The survivors and the widows of the Texas City disaster received nothing from the federal government through the courts.

Congress eventually passed a private relief bill in 1955 appropriating approximately $16.5 million for the Texas City victims, to be divided among thousands of claimants.

The average payment was a few thousand dollars per family.

The honest catch

The Texas City disaster is sometimes described as a simple story of corporate negligence and government failure, and in important ways that framing holds up.

The explosive properties of ammonium nitrate were known, the risks of bulk storage had been documented after Oppau in 1921, and the warnings did not reach the people who needed them.

But some of the specific facts are harder to assign blame for than the broad narrative suggests.

The cause of the original fire in the Grandcamp's hold was never definitively established.

Investigations considered a smoldering rope, a burning cigarette discarded by a dockworker, and spontaneous combustion of other cargo as possible causes.

None was proven.

The ship's captain's decision not to use water on the fire was wrong, but it was not entirely irrational: water damage to a cargo hold full of fertilizer could have been economically significant and, in 1947, the captain's training would not have included guidance on ammonium nitrate detonation risk.

The chemical and shipping industries' failure to warn was more culpable, but even there the picture is complicated: the Bureau of Mines reports on ammonium nitrate were published, they simply were not distributed effectively or made mandatory reading for those who would handle the material.

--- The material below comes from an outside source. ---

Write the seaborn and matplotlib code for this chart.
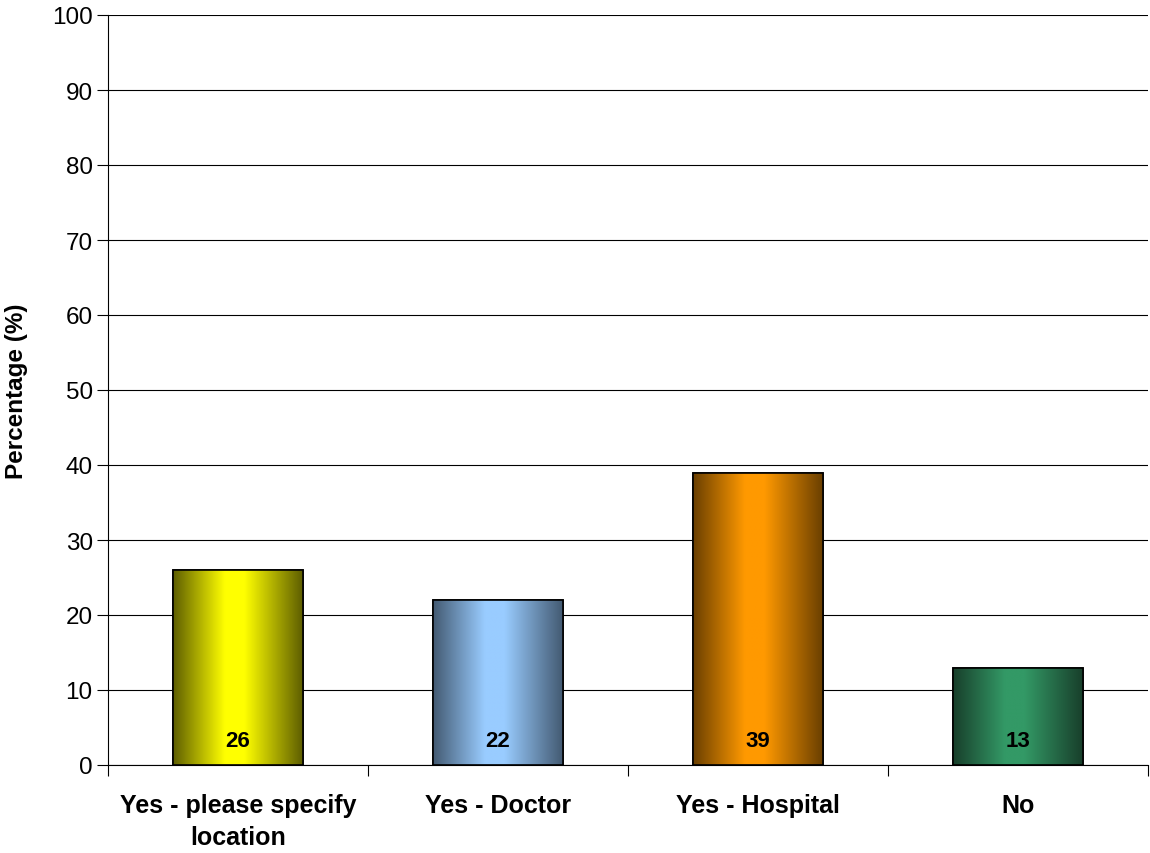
import matplotlib
matplotlib.use("Agg")
import matplotlib.pyplot as plt
import numpy as np
import pandas as pd
import seaborn as sns
from matplotlib.colors import LinearSegmentedColormap

categories = ["Yes - please specify\nlocation", "Yes - Doctor", "Yes - Hospital", "No"]
values = [26, 22, 39, 13]
center_colors = ["#FFFF00", "#99CCFF", "#FF9900", "#339966"]
edge_colors = ["#5E5E00", "#435A72", "#6A3F00", "#183F2B"]

df = pd.DataFrame({"category": categories, "value": values})

sns.set_style("white")
plt.rcParams["font.family"] = ["Liberation Sans", "DejaVu Sans"]
plt.rcParams["text.color"] = "black"
plt.rcParams["xtick.color"] = "black"
plt.rcParams["ytick.color"] = "black"
plt.rcParams["axes.labelcolor"] = "black"

fig = plt.figure(figsize=(11.5, 8.54), dpi=100)
ax = fig.add_axes([108 / 1150, 1 - 766 / 854, 1040 / 1150, 750 / 854])

sns.barplot(
    data=df,
    x="category",
    y="value",
    width=0.5,
    color="white",
    edgecolor="black",
    linewidth=1.2,
    ax=ax,
)

ax.set_ylim(0, 100)
ax.set_xlim(-0.5, len(categories) - 0.5)

# gradient fill: dark at the sides, bright in the middle
for patch, c_mid, c_edge in zip(ax.patches, center_colors, edge_colors):
    x0, y0 = patch.get_x(), patch.get_y()
    w, h = patch.get_width(), patch.get_height()
    cmap = LinearSegmentedColormap.from_list(
        "grad",
        [(0.0, c_edge), (0.40, c_mid), (0.55, c_mid), (1.0, c_edge)],
        N=256,
    )
    grad = np.linspace(0, 1, 256).reshape(1, -1)
    img = ax.imshow(
        grad,
        extent=[x0, x0 + w, y0, y0 + h],
        aspect="auto",
        cmap=cmap,
        zorder=patch.get_zorder() + 0.1,
        interpolation="bilinear",
    )
    img.set_clip_path(patch)
    ax.add_patch(plt.Rectangle(
        (x0, y0), w, h, fill=False, edgecolor="black", linewidth=1.2,
        zorder=patch.get_zorder() + 0.2,
    ))

ax.set_ylim(0, 100)
ax.set_xlim(-0.5, len(categories) - 0.5)

for i, v in enumerate(values):
    ax.text(i, 3.3, str(v), ha="center", va="center",
            fontsize=16, fontweight="bold", color="black", zorder=5)

ax.set_yticks(range(0, 101, 10))
ax.yaxis.grid(True, color="black", linewidth=0.8)
ax.set_axisbelow(True)

for side in ["top", "right"]:
    ax.spines[side].set_visible(False)
for side in ["left", "bottom"]:
    ax.spines[side].set_color("black")
    ax.spines[side].set_linewidth(0.8)

# category separators below the axis
ax.set_xticks(np.arange(-0.5, len(categories), 1.0), minor=True)
ax.tick_params(axis="x", which="minor", direction="out", length=8,
               width=0.8, color="black", bottom=True)
ax.tick_params(axis="x", which="major", length=0, pad=20, labelsize=18)
ax.tick_params(axis="y", direction="out", length=8, width=0.8,
               color="black", left=True, labelsize=17.5, pad=3)
for lab in ax.get_xticklabels():
    lab.set_fontweight("bold")
    lab.set_linespacing(1.45)

ax.set_xlabel("")
ax.set_ylabel("Percentage (%)", fontsize=17.5, fontweight="bold")
ax.yaxis.set_label_coords(-0.077, 0.5)

fig.savefig("out.png", dpi=100)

The same gap between knowledge at the expert level and knowledge at the operational level killed the radium watch dial painters in the 1920s and has been a recurring theme in industrial disasters across the century since.

The Texas City disaster is not the story of villains who chose to let people die.

It is the story of a system that treated a known hazard as a logistics problem and failed to put the warning in front of the people who were going to be standing on the dock.

All 28 members of the Texas City volunteer fire department had jobs, families, and neighbors in the town they were trying to protect.

They walked toward the fire because that is what fire departments do.

After Texas City, the United States passed laws requiring better labeling of hazardous cargo. Ammonium nitrate fertilizer still explodes, in Beirut in 2020 and in West, Texas, in 2013. How many people need to die in the same kind of accident before the warning reaches everyone who needs it?